INSTRUCTION
Copy out every line exactly, passing over the pictures.

--- Start ---

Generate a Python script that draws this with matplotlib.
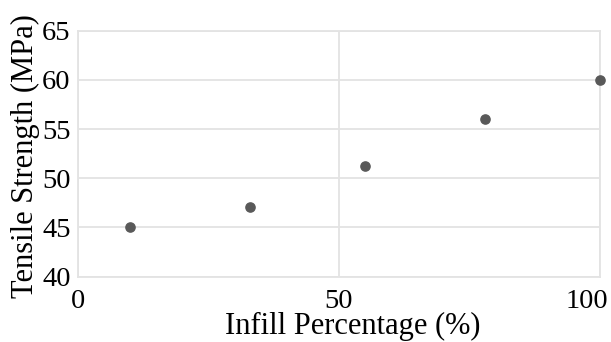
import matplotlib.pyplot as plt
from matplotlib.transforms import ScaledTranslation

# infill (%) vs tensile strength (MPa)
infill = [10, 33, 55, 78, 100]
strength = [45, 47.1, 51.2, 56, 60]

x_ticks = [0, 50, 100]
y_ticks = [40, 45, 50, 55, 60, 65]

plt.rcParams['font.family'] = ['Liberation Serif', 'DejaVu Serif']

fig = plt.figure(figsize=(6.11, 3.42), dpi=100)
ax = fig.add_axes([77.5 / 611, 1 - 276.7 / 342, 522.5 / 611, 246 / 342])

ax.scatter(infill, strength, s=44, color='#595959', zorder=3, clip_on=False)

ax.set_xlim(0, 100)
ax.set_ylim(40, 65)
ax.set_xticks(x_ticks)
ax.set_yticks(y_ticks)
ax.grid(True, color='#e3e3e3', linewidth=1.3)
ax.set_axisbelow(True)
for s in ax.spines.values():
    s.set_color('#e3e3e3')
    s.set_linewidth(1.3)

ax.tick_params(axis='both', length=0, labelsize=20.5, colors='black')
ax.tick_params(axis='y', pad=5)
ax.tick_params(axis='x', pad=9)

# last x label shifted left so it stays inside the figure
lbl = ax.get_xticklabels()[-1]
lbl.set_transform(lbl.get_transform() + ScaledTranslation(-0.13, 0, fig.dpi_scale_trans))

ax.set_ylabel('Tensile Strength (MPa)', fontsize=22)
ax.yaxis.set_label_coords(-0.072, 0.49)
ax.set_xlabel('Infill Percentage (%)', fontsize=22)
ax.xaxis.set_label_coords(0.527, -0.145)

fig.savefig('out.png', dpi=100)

--- End ---

SOLUTION FOR THIS TASK
Generate a Python script that draws this with matplotlib.
import matplotlib.pyplot as plt
from matplotlib.transforms import ScaledTranslation

# infill (%) vs tensile strength (MPa)
infill = [10, 33, 55, 78, 100]
strength = [45, 47.1, 51.2, 56, 60]

x_ticks = [0, 50, 100]
y_ticks = [40, 45, 50, 55, 60, 65]

plt.rcParams['font.family'] = ['Liberation Serif', 'DejaVu Serif']

fig = plt.figure(figsize=(6.11, 3.42), dpi=100)
ax = fig.add_axes([77.5 / 611, 1 - 276.7 / 342, 522.5 / 611, 246 / 342])

ax.scatter(infill, strength, s=44, color='#595959', zorder=3, clip_on=False)

ax.set_xlim(0, 100)
ax.set_ylim(40, 65)
ax.set_xticks(x_ticks)
ax.set_yticks(y_ticks)
ax.grid(True, color='#e3e3e3', linewidth=1.3)
ax.set_axisbelow(True)
for s in ax.spines.values():
    s.set_color('#e3e3e3')
    s.set_linewidth(1.3)

ax.tick_params(axis='both', length=0, labelsize=20.5, colors='black')
ax.tick_params(axis='y', pad=5)
ax.tick_params(axis='x', pad=9)

# last x label shifted left so it stays inside the figure
lbl = ax.get_xticklabels()[-1]
lbl.set_transform(lbl.get_transform() + ScaledTranslation(-0.13, 0, fig.dpi_scale_trans))

ax.set_ylabel('Tensile Strength (MPa)', fontsize=22)
ax.yaxis.set_label_coords(-0.072, 0.49)
ax.set_xlabel('Infill Percentage (%)', fontsize=22)
ax.xaxis.set_label_coords(0.527, -0.145)

fig.savefig('out.png', dpi=100)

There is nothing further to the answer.